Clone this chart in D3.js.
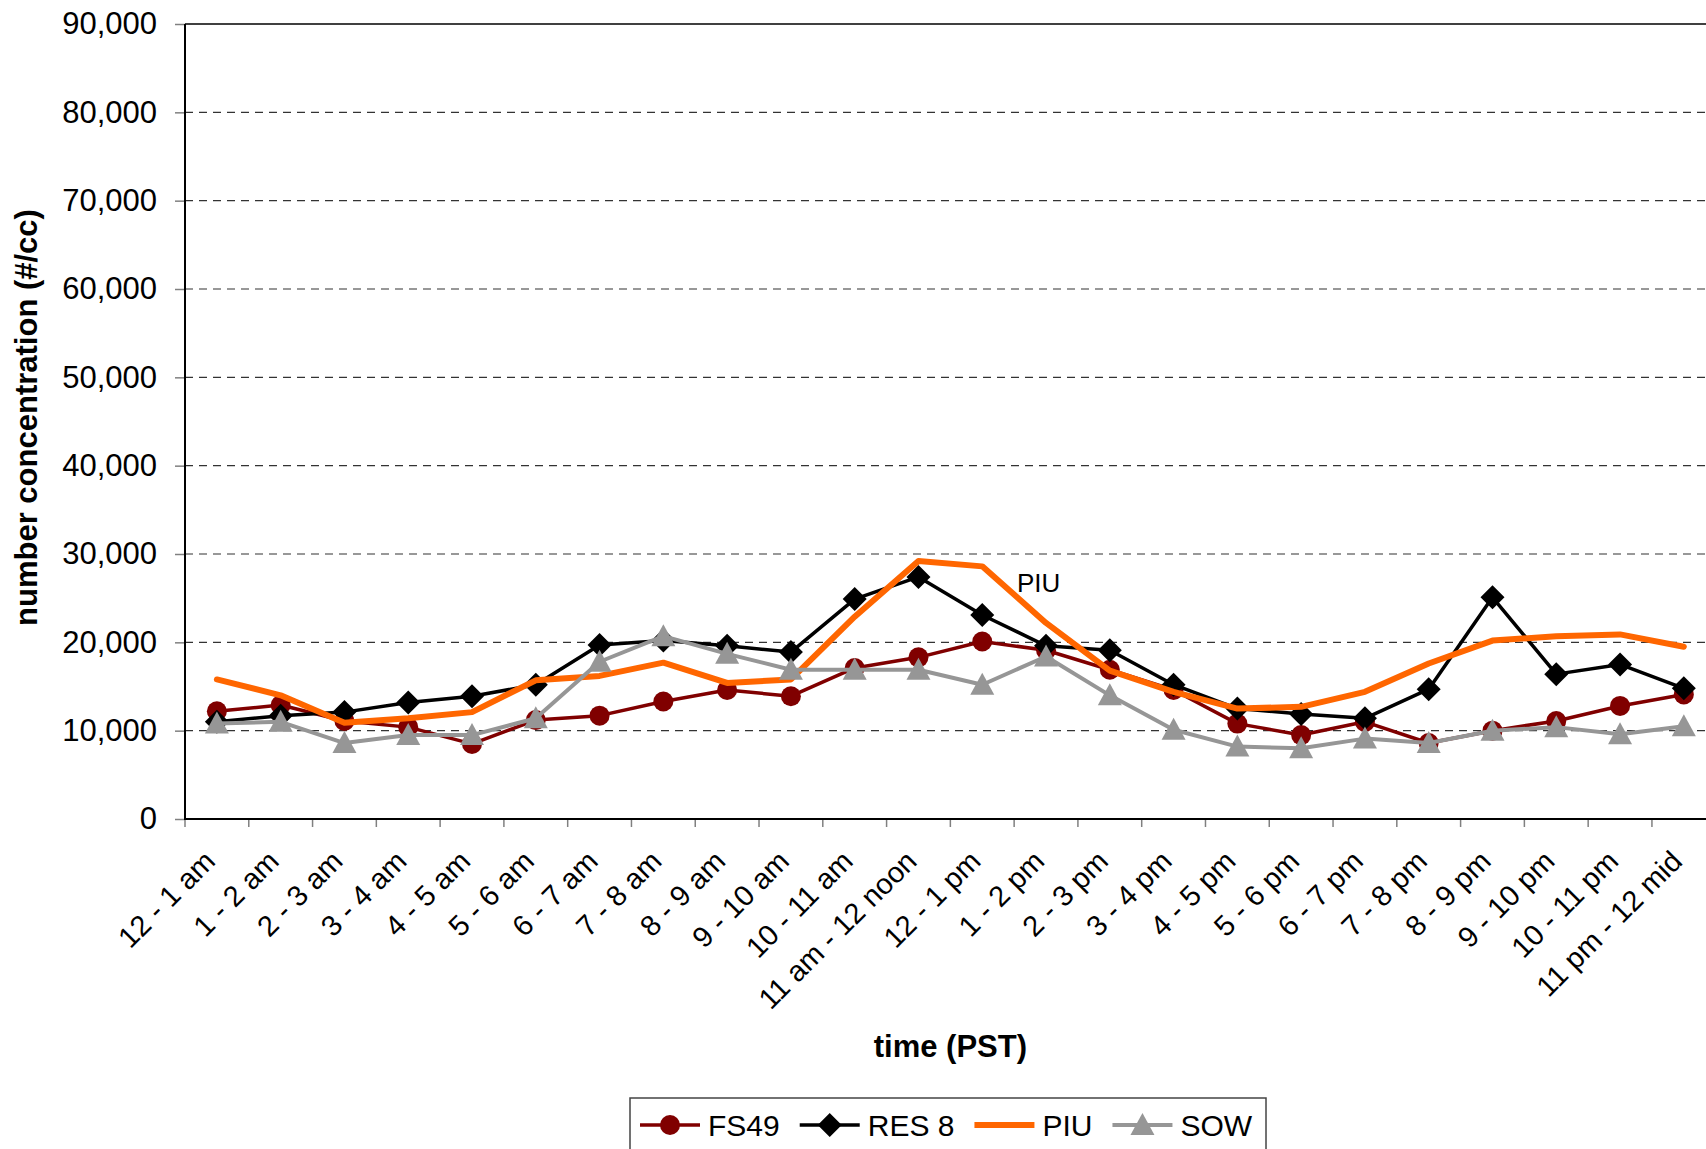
<!DOCTYPE html>
<html>
<head>
<meta charset="utf-8">
<script src="https://cdn.jsdelivr.net/npm/d3@7/dist/d3.min.js"></script>
<style>
  body { margin: 0; background: #fff; }
  svg { display: block; font-family: "Liberation Sans", Arial, sans-serif; }
</style>
</head>
<body>
<svg id="chart"></svg>
<script>
// hourly categories
var hours = ["12 - 1 am", "1 - 2 am", "2 - 3 am", "3 - 4 am", "4 - 5 am", "5 - 6 am",
  "6 - 7 am", "7 - 8 am", "8 - 9 am", "9 - 10 am", "10 - 11 am", "11 am - 12 noon",
  "12 - 1 pm", "1 - 2 pm", "2 - 3 pm", "3 - 4 pm", "4 - 5 pm", "5 - 6 pm",
  "6 - 7 pm", "7 - 8 pm", "8 - 9 pm", "9 - 10 pm", "10 - 11 pm", "11 pm - 12 mid"];

// number concentration (#/cc) per site
var fs49 = [12200, 12900, 11100, 10400, 8500, 11200, 11700, 13300, 14600, 13900, 17100, 18300,
  20100, 19100, 16900, 14600, 10800, 9500, 11000, 8600, 10000, 11100, 12800, 14100];
var res8 = [11000, 11700, 12100, 13200, 13900, 15200, 19700, 20200, 19600, 18900, 24900, 27400,
  23100, 19600, 19100, 15200, 12500, 11900, 11400, 14700, 25100, 16400, 17500, 14800];
var piu = [15800, 14000, 10900, 11400, 12100, 15700, 16200, 17700, 15400, 15800, 22900, 29200,
  28600, 22200, 16800, 14400, 12500, 12700, 14400, 17600, 20200, 20700, 20900, 19500];
var sow = [10800, 11000, 8600, 9500, 9500, 11400, 17800, 20700, 18700, 16900, 16900, 16900,
  15200, 18400, 14000, 10100, 8200, 8000, 9100, 8600, 10000, 10400, 9600, 10500];

var yTicks = [0, 10000, 20000, 30000, 40000, 50000, 60000, 70000, 80000, 90000];

var series = [
  {name: "FS49", values: fs49, color: "#800000", width: 3.5, marker: "circle"},
  {name: "RES 8", values: res8, color: "#000000", width: 3.5, marker: "diamond"},
  {name: "PIU", values: piu, color: "#FF6600", width: 6, marker: null},
  {name: "SOW", values: sow, color: "#969696", width: 4, marker: "triangle"}
];

var svgWidth = 1706, svgHeight = 1149;
var plotLeft = 185, plotTop = 24, plotBottom = 819, band = 63.78;

var svg = d3.select("#chart")
  .attr("width", svgWidth)
  .attr("height", svgHeight);

var x = d3.scaleBand().domain(hours).range([plotLeft, plotLeft + band * hours.length]);
var y = d3.scaleLinear().domain([0, 90000]).range([plotBottom, plotTop]);

// gridlines
svg.append("g")
  .selectAll("line")
  .data(yTicks.filter(function(d) { return d > 0; }))
  .enter().append("line")
  .attr("x1", plotLeft).attr("x2", svgWidth)
  .attr("y1", function(d) { return y(d); })
  .attr("y2", function(d) { return y(d); })
  .attr("stroke", function(d) { return d === 90000 ? "#000" : "#333"; })
  .attr("stroke-width", function(d) { return d === 90000 ? 1.5 : 1.1; })
  .attr("stroke-dasharray", function(d) { return d === 90000 ? null : "8,6"; });

// y axis
var yAxis = svg.append("g")
  .attr("transform", "translate(" + plotLeft + ",0)")
  .call(d3.axisLeft(y).tickValues(yTicks).tickSize(10).tickPadding(18).tickFormat(d3.format(",")));
yAxis.select(".domain").remove();
yAxis.selectAll(".tick line").attr("stroke", "#808080").attr("stroke-width", 1.5);
yAxis.selectAll(".tick text").attr("font-size", 31).attr("fill", "#000")
  .attr("font-family", "Liberation Sans, Arial, sans-serif");

// x axis labels
var xAxis = svg.append("g")
  .attr("transform", "translate(0," + plotBottom + ")")
  .call(d3.axisBottom(x).tickSize(0));
xAxis.select(".domain").remove();
xAxis.selectAll(".tick text")
  .attr("font-size", 29).attr("fill", "#000")
  .attr("font-family", "Liberation Sans, Arial, sans-serif")
  .attr("text-anchor", "end")
  .attr("x", 0).attr("y", 0).attr("dy", 0)
  .attr("transform", "translate(0,44) rotate(-45)");

// x tick marks on category boundaries
svg.append("g")
  .selectAll("line")
  .data(hours.concat(["end"]))
  .enter().append("line")
  .attr("x1", function(d, i) { return plotLeft + i * x.step(); })
  .attr("x2", function(d, i) { return plotLeft + i * x.step(); })
  .attr("y1", plotBottom).attr("y2", plotBottom + 8)
  .attr("stroke", "#808080").attr("stroke-width", 1.5);

// axis lines
svg.append("line").attr("x1", plotLeft).attr("x2", plotLeft).attr("y1", plotTop).attr("y2", plotBottom + 1)
  .attr("stroke", "#000").attr("stroke-width", 2);
svg.append("line").attr("x1", plotLeft - 1).attr("x2", svgWidth).attr("y1", plotBottom).attr("y2", plotBottom)
  .attr("stroke", "#000").attr("stroke-width", 2);

function cx(i) { return x(hours[i]) + x.bandwidth() / 2; }

function drawMarker(g, type, color) {
  if (type === "circle") {
    g.append("circle").attr("r", 10).attr("fill", color);
  } else if (type === "diamond") {
    g.append("path").attr("d", "M0,-12L12,0L0,12L-12,0Z").attr("fill", color);
  } else if (type === "triangle") {
    g.append("path").attr("d", "M0,-12L12,10L-12,10Z").attr("fill", color);
  }
}

var line = d3.line()
  .x(function(d, i) { return cx(i); })
  .y(function(d) { return y(d); });

series.forEach(function(s) {
  var g = svg.append("g");
  g.append("path")
    .datum(s.values)
    .attr("d", line)
    .attr("fill", "none")
    .attr("stroke", s.color)
    .attr("stroke-width", s.width)
    .attr("stroke-linejoin", "round")
    .attr("stroke-linecap", "round");
  if (s.marker) {
    s.values.forEach(function(v, i) {
      var m = g.append("g").attr("transform", "translate(" + cx(i) + "," + y(v) + ")");
      drawMarker(m, s.marker, s.color);
    });
  }
});

// PIU label
svg.append("text")
  .attr("x", 1017).attr("y", 592)
  .attr("font-size", 26)
  .text("PIU");

// axis titles
svg.append("text")
  .attr("transform", "translate(37," + ((plotTop + plotBottom) / 2 - 4) + ") rotate(-90)")
  .attr("text-anchor", "middle")
  .attr("font-size", 31).attr("font-weight", "bold")
  .text("number concentration (#/cc)");

svg.append("text")
  .attr("x", plotLeft + band * hours.length / 2).attr("y", 1057)
  .attr("text-anchor", "middle")
  .attr("font-size", 31).attr("font-weight", "bold")
  .text("time (PST)");

// legend
var legend = svg.append("g");
legend.append("rect")
  .attr("x", 630).attr("y", 1098).attr("width", 636).attr("height", 70)
  .attr("fill", "#fff").attr("stroke", "#444").attr("stroke-width", 1.5);

var lx = 640;
series.forEach(function(s) {
  legend.append("line")
    .attr("x1", lx).attr("x2", lx + 60).attr("y1", 1125).attr("y2", 1125)
    .attr("stroke", s.color).attr("stroke-width", s.width);
  if (s.marker) {
    var m = legend.append("g").attr("transform", "translate(" + (lx + 30) + ",1125)");
    drawMarker(m, s.marker, s.color);
  }
  var t = legend.append("text")
    .attr("x", lx + 68).attr("y", 1136)
    .attr("font-size", 30)
    .text(s.name);
  lx = lx + 68 + t.node().getComputedTextLength() + 20;
});
</script>
</body>
</html>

Problem statement —
Using the material above, return every line exactly as it appears, minus the pictures.

In response —
Clone this chart in D3.js.
<!DOCTYPE html>
<html>
<head>
<meta charset="utf-8">
<script src="https://cdn.jsdelivr.net/npm/d3@7/dist/d3.min.js"></script>
<style>
  body { margin: 0; background: #fff; }
  svg { display: block; font-family: "Liberation Sans", Arial, sans-serif; }
</style>
</head>
<body>
<svg id="chart"></svg>
<script>
// hourly categories
var hours = ["12 - 1 am", "1 - 2 am", "2 - 3 am", "3 - 4 am", "4 - 5 am", "5 - 6 am",
  "6 - 7 am", "7 - 8 am", "8 - 9 am", "9 - 10 am", "10 - 11 am", "11 am - 12 noon",
  "12 - 1 pm", "1 - 2 pm", "2 - 3 pm", "3 - 4 pm", "4 - 5 pm", "5 - 6 pm",
  "6 - 7 pm", "7 - 8 pm", "8 - 9 pm", "9 - 10 pm", "10 - 11 pm", "11 pm - 12 mid"];

// number concentration (#/cc) per site
var fs49 = [12200, 12900, 11100, 10400, 8500, 11200, 11700, 13300, 14600, 13900, 17100, 18300,
  20100, 19100, 16900, 14600, 10800, 9500, 11000, 8600, 10000, 11100, 12800, 14100];
var res8 = [11000, 11700, 12100, 13200, 13900, 15200, 19700, 20200, 19600, 18900, 24900, 27400,
  23100, 19600, 19100, 15200, 12500, 11900, 11400, 14700, 25100, 16400, 17500, 14800];
var piu = [15800, 14000, 10900, 11400, 12100, 15700, 16200, 17700, 15400, 15800, 22900, 29200,
  28600, 22200, 16800, 14400, 12500, 12700, 14400, 17600, 20200, 20700, 20900, 19500];
var sow = [10800, 11000, 8600, 9500, 9500, 11400, 17800, 20700, 18700, 16900, 16900, 16900,
  15200, 18400, 14000, 10100, 8200, 8000, 9100, 8600, 10000, 10400, 9600, 10500];

var yTicks = [0, 10000, 20000, 30000, 40000, 50000, 60000, 70000, 80000, 90000];

var series = [
  {name: "FS49", values: fs49, color: "#800000", width: 3.5, marker: "circle"},
  {name: "RES 8", values: res8, color: "#000000", width: 3.5, marker: "diamond"},
  {name: "PIU", values: piu, color: "#FF6600", width: 6, marker: null},
  {name: "SOW", values: sow, color: "#969696", width: 4, marker: "triangle"}
];

var svgWidth = 1706, svgHeight = 1149;
var plotLeft = 185, plotTop = 24, plotBottom = 819, band = 63.78;

var svg = d3.select("#chart")
  .attr("width", svgWidth)
  .attr("height", svgHeight);

var x = d3.scaleBand().domain(hours).range([plotLeft, plotLeft + band * hours.length]);
var y = d3.scaleLinear().domain([0, 90000]).range([plotBottom, plotTop]);

// gridlines
svg.append("g")
  .selectAll("line")
  .data(yTicks.filter(function(d) { return d > 0; }))
  .enter().append("line")
  .attr("x1", plotLeft).attr("x2", svgWidth)
  .attr("y1", function(d) { return y(d); })
  .attr("y2", function(d) { return y(d); })
  .attr("stroke", function(d) { return d === 90000 ? "#000" : "#333"; })
  .attr("stroke-width", function(d) { return d === 90000 ? 1.5 : 1.1; })
  .attr("stroke-dasharray", function(d) { return d === 90000 ? null : "8,6"; });

// y axis
var yAxis = svg.append("g")
  .attr("transform", "translate(" + plotLeft + ",0)")
  .call(d3.axisLeft(y).tickValues(yTicks).tickSize(10).tickPadding(18).tickFormat(d3.format(",")));
yAxis.select(".domain").remove();
yAxis.selectAll(".tick line").attr("stroke", "#808080").attr("stroke-width", 1.5);
yAxis.selectAll(".tick text").attr("font-size", 31).attr("fill", "#000")
  .attr("font-family", "Liberation Sans, Arial, sans-serif");

// x axis labels
var xAxis = svg.append("g")
  .attr("transform", "translate(0," + plotBottom + ")")
  .call(d3.axisBottom(x).tickSize(0));
xAxis.select(".domain").remove();
xAxis.selectAll(".tick text")
  .attr("font-size", 29).attr("fill", "#000")
  .attr("font-family", "Liberation Sans, Arial, sans-serif")
  .attr("text-anchor", "end")
  .attr("x", 0).attr("y", 0).attr("dy", 0)
  .attr("transform", "translate(0,44) rotate(-45)");

// x tick marks on category boundaries
svg.append("g")
  .selectAll("line")
  .data(hours.concat(["end"]))
  .enter().append("line")
  .attr("x1", function(d, i) { return plotLeft + i * x.step(); })
  .attr("x2", function(d, i) { return plotLeft + i * x.step(); })
  .attr("y1", plotBottom).attr("y2", plotBottom + 8)
  .attr("stroke", "#808080").attr("stroke-width", 1.5);

// axis lines
svg.append("line").attr("x1", plotLeft).attr("x2", plotLeft).attr("y1", plotTop).attr("y2", plotBottom + 1)
  .attr("stroke", "#000").attr("stroke-width", 2);
svg.append("line").attr("x1", plotLeft - 1).attr("x2", svgWidth).attr("y1", plotBottom).attr("y2", plotBottom)
  .attr("stroke", "#000").attr("stroke-width", 2);

function cx(i) { return x(hours[i]) + x.bandwidth() / 2; }

function drawMarker(g, type, color) {
  if (type === "circle") {
    g.append("circle").attr("r", 10).attr("fill", color);
  } else if (type === "diamond") {
    g.append("path").attr("d", "M0,-12L12,0L0,12L-12,0Z").attr("fill", color);
  } else if (type === "triangle") {
    g.append("path").attr("d", "M0,-12L12,10L-12,10Z").attr("fill", color);
  }
}

var line = d3.line()
  .x(function(d, i) { return cx(i); })
  .y(function(d) { return y(d); });

series.forEach(function(s) {
  var g = svg.append("g");
  g.append("path")
    .datum(s.values)
    .attr("d", line)
    .attr("fill", "none")
    .attr("stroke", s.color)
    .attr("stroke-width", s.width)
    .attr("stroke-linejoin", "round")
    .attr("stroke-linecap", "round");
  if (s.marker) {
    s.values.forEach(function(v, i) {
      var m = g.append("g").attr("transform", "translate(" + cx(i) + "," + y(v) + ")");
      drawMarker(m, s.marker, s.color);
    });
  }
});

// PIU label
svg.append("text")
  .attr("x", 1017).attr("y", 592)
  .attr("font-size", 26)
  .text("PIU");

// axis titles
svg.append("text")
  .attr("transform", "translate(37," + ((plotTop + plotBottom) / 2 - 4) + ") rotate(-90)")
  .attr("text-anchor", "middle")
  .attr("font-size", 31).attr("font-weight", "bold")
  .text("number concentration (#/cc)");

svg.append("text")
  .attr("x", plotLeft + band * hours.length / 2).attr("y", 1057)
  .attr("text-anchor", "middle")
  .attr("font-size", 31).attr("font-weight", "bold")
  .text("time (PST)");

// legend
var legend = svg.append("g");
legend.append("rect")
  .attr("x", 630).attr("y", 1098).attr("width", 636).attr("height", 70)
  .attr("fill", "#fff").attr("stroke", "#444").attr("stroke-width", 1.5);

var lx = 640;
series.forEach(function(s) {
  legend.append("line")
    .attr("x1", lx).attr("x2", lx + 60).attr("y1", 1125).attr("y2", 1125)
    .attr("stroke", s.color).attr("stroke-width", s.width);
  if (s.marker) {
    var m = legend.append("g").attr("transform", "translate(" + (lx + 30) + ",1125)");
    drawMarker(m, s.marker, s.color);
  }
  var t = legend.append("text")
    .attr("x", lx + 68).attr("y", 1136)
    .attr("font-size", 30)
    .text(s.name);
  lx = lx + 68 + t.node().getComputedTextLength() + 20;
});
</script>
</body>
</html>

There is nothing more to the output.